┌────────
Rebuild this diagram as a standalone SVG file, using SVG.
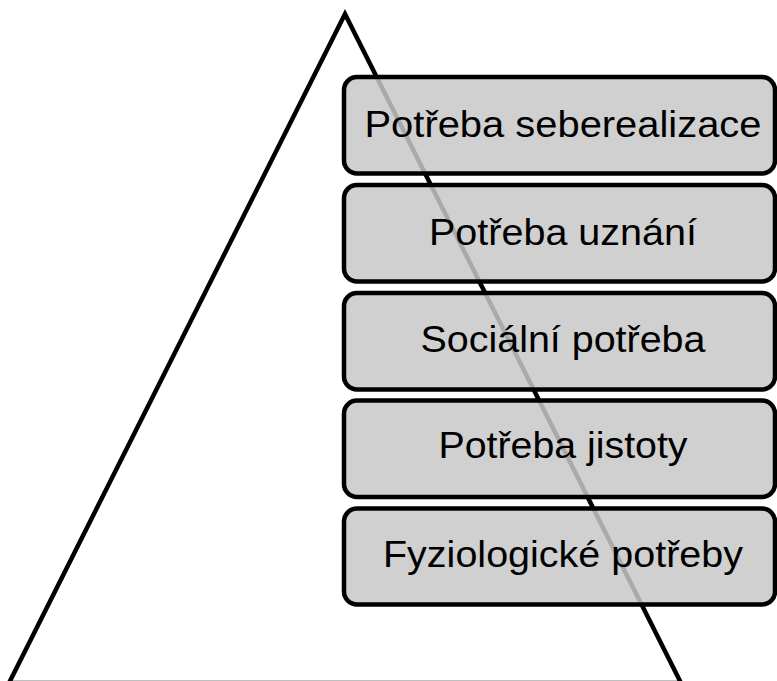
<svg xmlns="http://www.w3.org/2000/svg" width="777" height="681" viewBox="0 0 777 681">
<style>
.tri{fill:none;stroke:#000;stroke-width:4.5;stroke-linejoin:miter}
.box{fill:#c8c8c8;fill-opacity:0.85;stroke:#000;stroke-width:4.5}
.lbl{font-family:"Liberation Sans",Arial,sans-serif;font-size:36px;fill:#000;text-anchor:middle}
</style>
<rect width="777" height="681" fill="#fff"/>
<g id="pyramid">
<polygon class="tri" points="345,14 681,683 9,683"/>
</g>
<g id="connectors"></g>
<g id="n1"><rect class="box" x="344" y="77" width="431" height="96.5" rx="13"/><text class="lbl" x="563" y="136.5" textLength="397" lengthAdjust="spacingAndGlyphs">Potřeba seberealizace</text></g>
<g id="n2"><rect class="box" x="344" y="185" width="431" height="96.5" rx="13"/><text class="lbl" x="563" y="245" textLength="268" lengthAdjust="spacingAndGlyphs">Potřeba uznání</text></g>
<g id="n3"><rect class="box" x="344" y="293" width="431" height="96.5" rx="13"/><text class="lbl" x="563" y="352" textLength="285" lengthAdjust="spacingAndGlyphs">Sociální potřeba</text></g>
<g id="n4"><rect class="box" x="344" y="400.5" width="431" height="96.5" rx="13"/><text class="lbl" x="563" y="458" textLength="249" lengthAdjust="spacingAndGlyphs">Potřeba jistoty</text></g>
<g id="n5"><rect class="box" x="344" y="508.5" width="431" height="96" rx="13"/><text class="lbl" x="563" y="567" textLength="360" lengthAdjust="spacingAndGlyphs">Fyziologické potřeby</text></g>
</svg>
└────────
Leave every image out, and retype the material exactly.

SOLUTION FOR THIS TASK:
Rebuild this diagram as a standalone SVG file, using SVG.
<svg xmlns="http://www.w3.org/2000/svg" width="777" height="681" viewBox="0 0 777 681">
<style>
.tri{fill:none;stroke:#000;stroke-width:4.5;stroke-linejoin:miter}
.box{fill:#c8c8c8;fill-opacity:0.85;stroke:#000;stroke-width:4.5}
.lbl{font-family:"Liberation Sans",Arial,sans-serif;font-size:36px;fill:#000;text-anchor:middle}
</style>
<rect width="777" height="681" fill="#fff"/>
<g id="pyramid">
<polygon class="tri" points="345,14 681,683 9,683"/>
</g>
<g id="connectors"></g>
<g id="n1"><rect class="box" x="344" y="77" width="431" height="96.5" rx="13"/><text class="lbl" x="563" y="136.5" textLength="397" lengthAdjust="spacingAndGlyphs">Potřeba seberealizace</text></g>
<g id="n2"><rect class="box" x="344" y="185" width="431" height="96.5" rx="13"/><text class="lbl" x="563" y="245" textLength="268" lengthAdjust="spacingAndGlyphs">Potřeba uznání</text></g>
<g id="n3"><rect class="box" x="344" y="293" width="431" height="96.5" rx="13"/><text class="lbl" x="563" y="352" textLength="285" lengthAdjust="spacingAndGlyphs">Sociální potřeba</text></g>
<g id="n4"><rect class="box" x="344" y="400.5" width="431" height="96.5" rx="13"/><text class="lbl" x="563" y="458" textLength="249" lengthAdjust="spacingAndGlyphs">Potřeba jistoty</text></g>
<g id="n5"><rect class="box" x="344" y="508.5" width="431" height="96" rx="13"/><text class="lbl" x="563" y="567" textLength="360" lengthAdjust="spacingAndGlyphs">Fyziologické potřeby</text></g>
</svg>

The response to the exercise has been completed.